Pengaruh Sentimen Stimulus AS Singkat, Harga Minyak Kembali Turun
Harga minyak mentah dunia kembali anjlok pada perdagangan Rabu (5/8) waktu Indonesia, setelah sempat ditutup pada level tertingginya karena ditopang sentimen stimulus Amerika Serikat (AS). Pengaruh sentimen tersebut tak bertahan lama, karena pasar masih diselimuti kekhawatiran terkait virus corona atau Covid-19 dan kenaikan pasokan minyak global.
Mengutip Bloomberg, pada Rabu (5/8) pukul 07.28 WIB harga minyak jenis Brent untuk kontrak pengiriman Oktober 2020 turun 0,29% ke level US$ 44,30 per barel. Sedangkan harga minyak jenis West Texas Intermediate (WTI) untuk kontrak pengiriman September 2020 turun 0,34% ke US$ 41,56 per barel.
Sebelumnya harga minyak ditutup naik pada perdagangan Selasa (4/8) karena ditopang oleh sentimen stimulus dan perkiraan stok minyak AS yang rendah. Selain itu, membaiknya data manufaktur sejumlah negara masih memberikan efek positif.
"Harga minyak dalam tren positif karena harapan stimulus AS dan data ekonomi menunjukkan pemulihan manufaktur berlanjut pada Juni 2020," kata Senior Market Analyst OANDA Edward Moya, dilansir dari Reuters.
Dari sisi sentimen stimulus, negosiasi antara Partai Demokrat di Kongres AS dan Gedung Putih dinilai banyak pihak sudah berjalan di jalur yang tepat. Meski masih diwarnai beragam perbedaan pandangan, terlihat ada indikasi penambahan stimulus untuk penanganan pandemi corona. Hal ini membuat pelaku pasar sedikit optimis terhadap pemulihan ekonomi AS.
Meski demikian, para pengamat mengatakan harga minyak masih berada dalam tekanan karena kekhawatiran gelombang kedua pandemi corona secara global akan menghambat upaya pemulihan ekonomi.
Pelaku pasar khawatir pemulihan ekonomi global terhambat ketika lonjakan kasus baru virus corona terus meningkat, dengan infeksi tercatat mencapai 18,6 juta kasus. Padahal sebelumnya pelaku pasar optimistis perbaikan ekonomi berjalan di jalur yang benar, dengan sejumlah negara mencatatkan data ekonomi positif.

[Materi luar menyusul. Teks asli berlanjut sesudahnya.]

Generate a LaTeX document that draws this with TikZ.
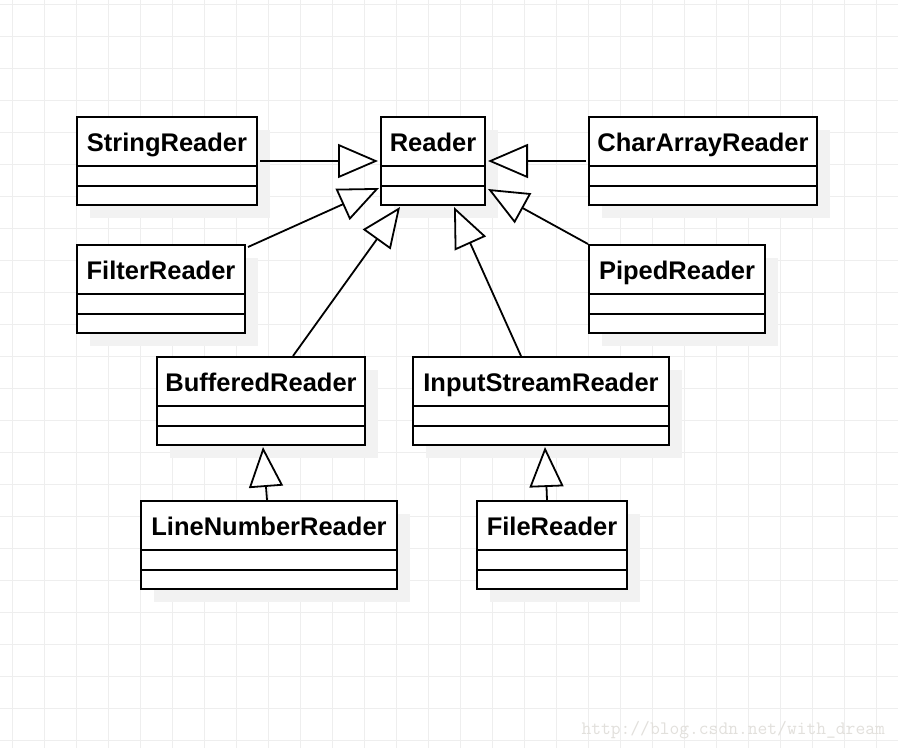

Masih meningkatnya jumlah kasus positif Covid-19 berpotensi mendorong banyak negara kembali memberlakukan karantina wilayah (lockdown) atau memperluas pembatasan aktivitas, demi menahan laju penyebaran virus. Hal ini berpotensi menekan permintaan minyak global, padahal di saat yang sama ada pasokan diproyeksi bertambah.
Di saat bersamaan pasokan minyak global bakal meningkat, karena organisasi negara-negara produsen minyak dan sekutunya yang dikenal sebagai OPEC+ akan meningkatkan produksi sekitar 1,5 juta barel per hari. Selain itu, produsen minyak di AS juga berencana untuk memulai kembali produksi yang sebelumnya ditutup sementara.
Potensi pemberlakuan lockdown lanjutan di beberapa negara ditambah dengan rencana OPEC+ menambah produksi ini membuat pasar khawatir. Sebab pasokan yang berlebih tanpa diimbangi permintaan akan menyebabkan harga minyak jatuh.